Pillay wrote that “the Commission has received several thousand written submissions,” which is categorically false. The Commission actually received at least 4,890,902 individual pro-Israel submissions, all which were carefully logged and time-stamped. These submissions came from a network of numerous NGOs, including the Touro Institute on Human Rights and the Holocaust, Human Rights Voices and Palestinian Media Watch, in an effort facilitated by the eminent international lawyer Anne Bayefsky. Not only did none of the information in any of those submissions make it into the report, but Pillay denied receiving them in time to even examine them. She told the Council that all such submissions came in “after our report was finalized.” That statement is unequivocally false from the verifiable records of the senders.

Pillay also claimed that “Since the finalization of this report, we have sadly received reports of continued violations of individual and collective rights—including excessive use of force—sometimes lethal, by Israeli security forces against Palestinians, including women and children and journalists.”

Maybe.
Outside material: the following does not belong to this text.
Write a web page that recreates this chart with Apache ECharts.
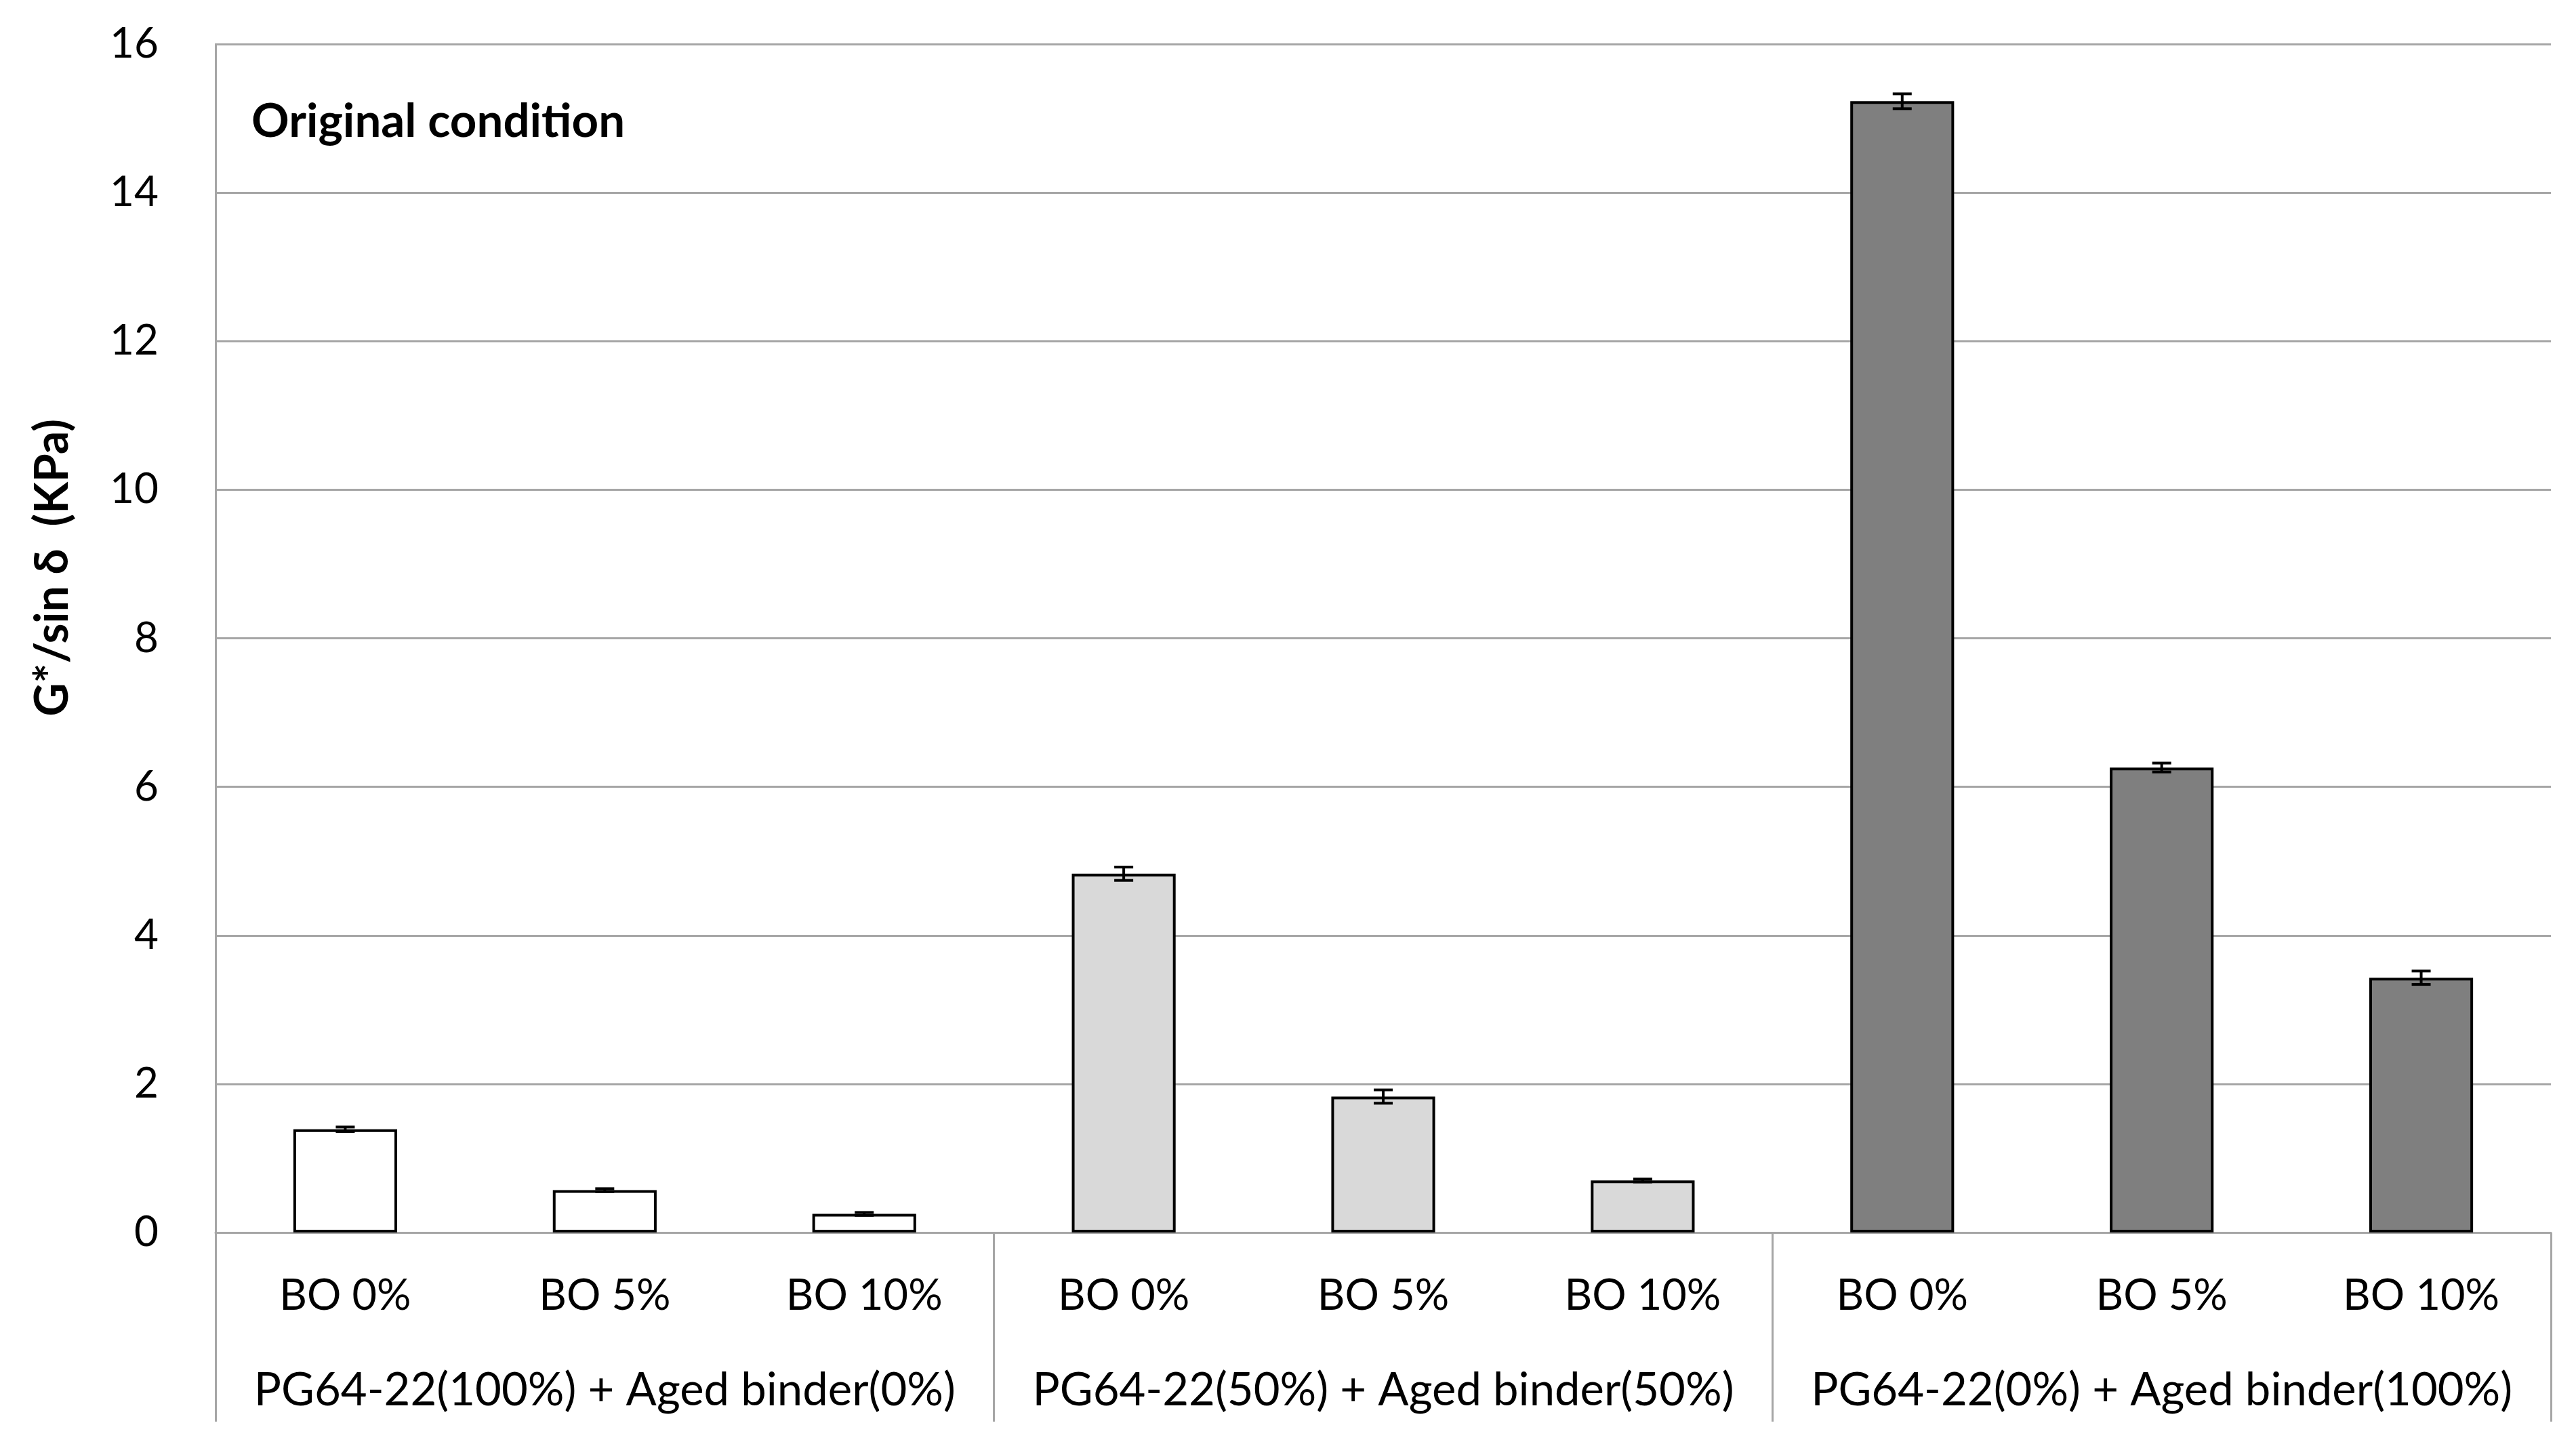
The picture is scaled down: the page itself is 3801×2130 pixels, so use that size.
<!DOCTYPE html>
<html>
<head>
<meta charset="utf-8">
<script src="https://cdn.jsdelivr.net/npm/echarts@6/dist/echarts.min.js"></script>
<style>
html,body{margin:0;padding:0;background:#fff;}
#chart{width:3801px;height:2130px;}
</style>
</head>
<body>
<div id="chart"></div>
<script>
const categories = ['BO 0%','BO 5%','BO 10%','BO 0%','BO 5%','BO 10%','BO 0%','BO 5%','BO 10%'];
const groups = ['PG64-22(100%) + Aged binder(0%)','PG64-22(50%) + Aged binder(50%)','PG64-22(0%) + Aged binder(100%)'];
const groupOfBar = [0,0,0,1,1,1,2,2,2];
const values = [1.39, 0.57, 0.25, 4.83, 1.83, 0.70, 15.23, 6.26, 3.43];
const errors = [0.03, 0.02, 0.02, 0.09, 0.09, 0.02, 0.10, 0.06, 0.09];
const groupColors = ['#ffffff','#d9d9d9','#7f7f7f'];
const yTicks = [0,2,4,6,8,10,12,14,16];

const FONT = 'Lato';
const GRID = '#a6a6a6';

const chart = echarts.init(document.getElementById('chart'));

const barData = values.map((v,i)=>({
  value: v,
  itemStyle: { color: groupColors[groupOfBar[i]] }
}));
const errData = values.map((v,i)=>[i, v - errors[i], v + errors[i]]);

chart.setOption({
  animation: false,
  backgroundColor: '#ffffff',
  title: {
    text: 'Original condition',
    left: 366, top: 140,
    textStyle: { fontFamily: FONT, fontWeight: 'bold', fontSize: 69, color: '#000' }
  },
  grid: { left: 318, right: 37, top: 65, bottom: 312, containLabel: false },
  xAxis: [
    {
      type: 'category',
      data: categories,
      position: 'bottom',
      axisLine: { show: true, lineStyle: { color: GRID, width: 3 } },
      axisTick: { show: false },
      axisLabel: { fontFamily: FONT, fontSize: 63, color: '#000', margin: 62, interval: 0 }
    },
    {
      type: 'category',
      data: groups,
      position: 'bottom',
      axisLine: { show: false },
      axisTick: { show: true, length: 279, lineStyle: { color: GRID, width: 3 } },
      axisLabel: { fontFamily: FONT, fontSize: 67, color: '#000', margin: 200, interval: 0 }
    }
  ],
  yAxis: {
    type: 'value',
    min: 0, max: 16, interval: 2,
    name: 'G*/sin δ  (KPa)',
    nameLocation: 'middle',
    nameGap: 206,
    nameRotate: 90,
    nameTextStyle: { fontFamily: FONT, fontWeight: 'bold', fontSize: 68, color: '#000',
      padding: [0, 0, 0, 208] },
    axisLine: { show: true, lineStyle: { color: GRID, width: 3 } },
    axisTick: { show: false },
    axisLabel: { fontFamily: FONT, fontSize: 62, color: '#000', margin: 84,
      formatter: v => yTicks.includes(v) ? String(v) : '' },
    splitLine: { show: true, lineStyle: { color: GRID, width: 3 } }
  },
  series: [
    {
      type: 'bar',
      xAxisIndex: 0,
      data: barData,
      barWidth: '40%',
      itemStyle: { borderColor: '#000', borderWidth: 4 },
      z: 2
    },
    {
      type: 'custom',
      xAxisIndex: 0,
      data: errData,
      z: 5,
      renderItem: function (params, api) {
        const x = api.value(0);
        const lo = api.coord([x, api.value(1)]);
        const hi = api.coord([x, api.value(2)]);
        const hw = 14;
        const style = { stroke: '#000', lineWidth: 4 };
        return {
          type: 'group',
          children: [
            { type: 'line', shape: { x1: lo[0], y1: lo[1], x2: hi[0], y2: hi[1] }, style },
            { type: 'line', shape: { x1: hi[0]-hw, y1: hi[1], x2: hi[0]+hw, y2: hi[1] }, style },
            { type: 'line', shape: { x1: lo[0]-hw, y1: lo[1], x2: lo[0]+hw, y2: lo[1] }, style }
          ]
        };
      }
    }
  ]
});
</script>
</body>
</html>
But what Pillay chose not to mention was that since the finalization of the report she had also received, from those same pro-Israel sources, at least 28,313 separate reports of lethal force by Palestinians and other Arabs directed against Israelis.

In the report, Pillay actually blamed Israel for causing the Palestinians to abuse human rights (including those of their own citizens). Perhaps, in some kind of twisted logic, she counted reports of Palestinian violence as more instances of Israeli violations. Regardless, Pillay’s presentation of the report to the Council last week did exactly what it was supposed to do: It gave UNHRC members another platform to accuse Israel of everything from apartheid to Zionistic genocide, with no evidence offered or requested.

Discriminatory commissions that blame Israel for all the world’s problems, or scapegoat the Jewish state the same way that anti-Semites have always scapegoated the Jewish people, are simply not acceptable. All the COI Elimination Act does is restrict U.S. taxpayer dollars from funding anti-Semitic activity, following a model used in existing U.S. law to oppose other U.N. bodies that engage in discriminatory disparate treatment. For lawmakers on both sides of the aisle, this should be an easy decision.